The moment is calling us. God is calling us. God is calling us into the places we don’t want to go. God is calling us out of the wilderness we don’t want to leave. But what else is the first Sunday of Lent except a time for beginning work we don’t necessarily want to begin. I would rather stay in Epiphany. I’d rather keep looking at those baptismal waters. I’d rather keep staring at that transfiguration mountaintop. But the moment is at hand. The time is at hand. God is at hand. God is calling us to be the people that God is calling us to be, a people who cry out for justice, a people who speak out for the voiceless, a people who sing out for peace, and people who seek out the lost and the forgotten and the hard road. A people who hear the deep movement of the spirit. A people who follow Jesus out of this wilderness even into a violent, broken, and terrifying world. A people who follow with the faith that Jesus already knows the way.

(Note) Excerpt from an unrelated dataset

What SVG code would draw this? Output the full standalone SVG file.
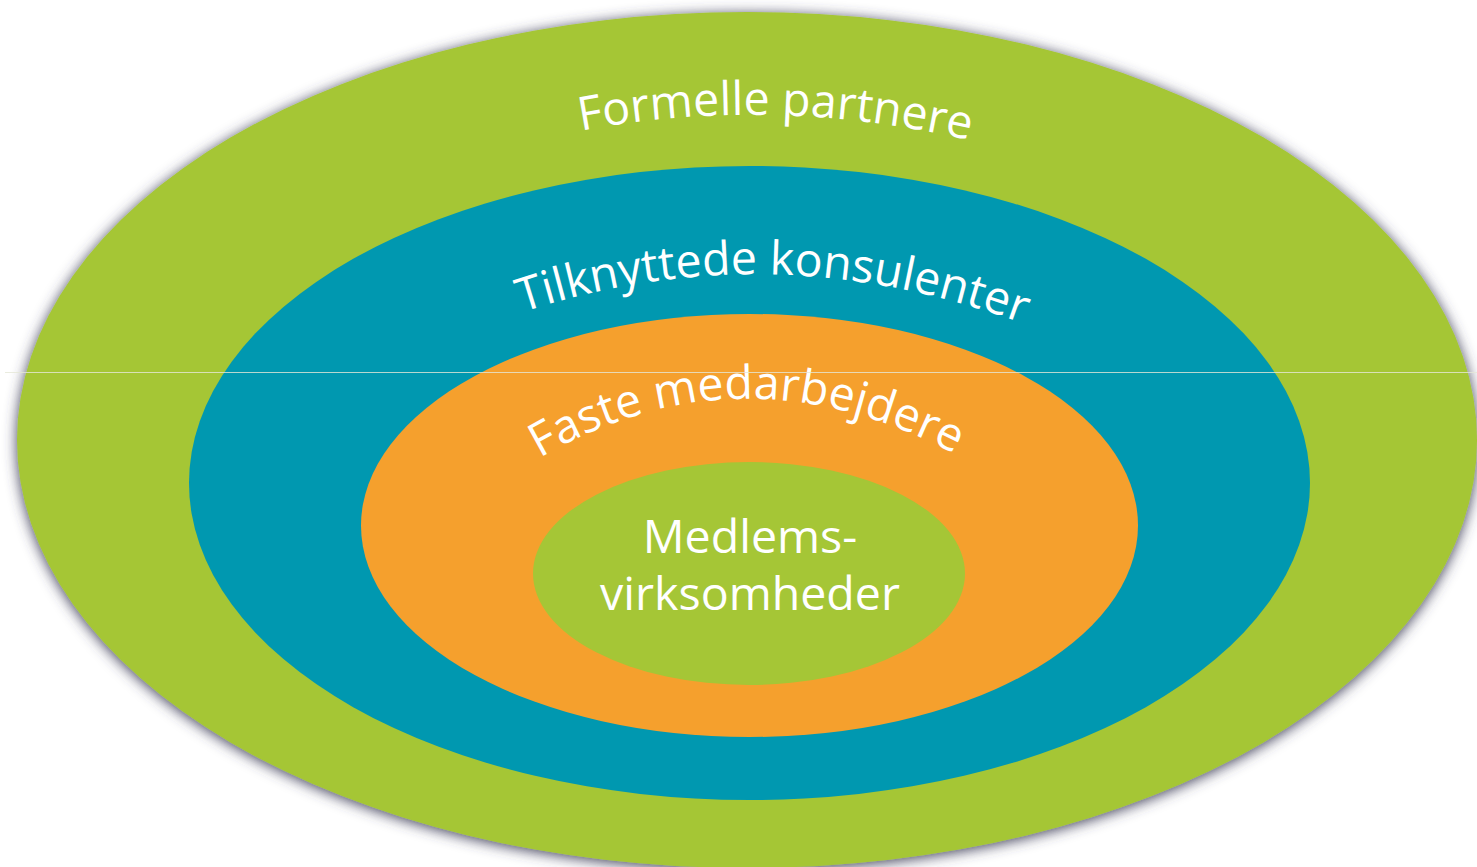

I want to close this morning with a poem by the South African writer Alan Paton. Paton was a white anti-Apartheid activist even going back to the early days of Apartheid, a troublemaker in a moment that did not value troublemakers. But to hear him talk about it, he never sought out trouble. He just couldn’t figure out how to be faithful any other way. Or so the poem goes.

Could you not write otherwise, this woman said to me,
Could you not write of things really poetical?
Of many-colored birds dipping their beaks
Into many-coloured flowers?
Of mine machinery standing up, you know,
Gaunt, full of meaning, against the sky?

Must you write always of black men and Indians,
Of half-castes and Jews, Englishmen and Afrikaners,
Of problems insoluble and secret fears
That are best forgotten?
You read the paper, you post your letters,
You buy at the store like any normal being,
Why then must you write such things?

Madam, really, since you ask the question,
Really, Madam, I do not like to mention it
But there is a voice that I cannot silence.
It seems I have lived for this, to obey it
To pour out the life-long accumulation
Of a thousand sorrowful songs.
I did not ask for this destination
I did not ask to write these same particular songs.

Simple I was, I wished to write words,
And melodies that had no meanings but their music
And songs that had no meaning but their song.
But the deep notes and the undertones
Kept sounding themselves, kept insistently
Intruding themselves, like a prisoned tide
That under the shining and the sunlit sea
In caverns and corridors goes underground thundering.

Madam, I have no wish to be cut off from you
I have no wish to hurt you with the meanings
Of the land where you were born.
It was with unbelieving ears I heard
My artless songs become the grounds and cries of men.
And you, why you may pity me also,
For what I do when such voice is speaking,
What can I speak but what it wishes spoken?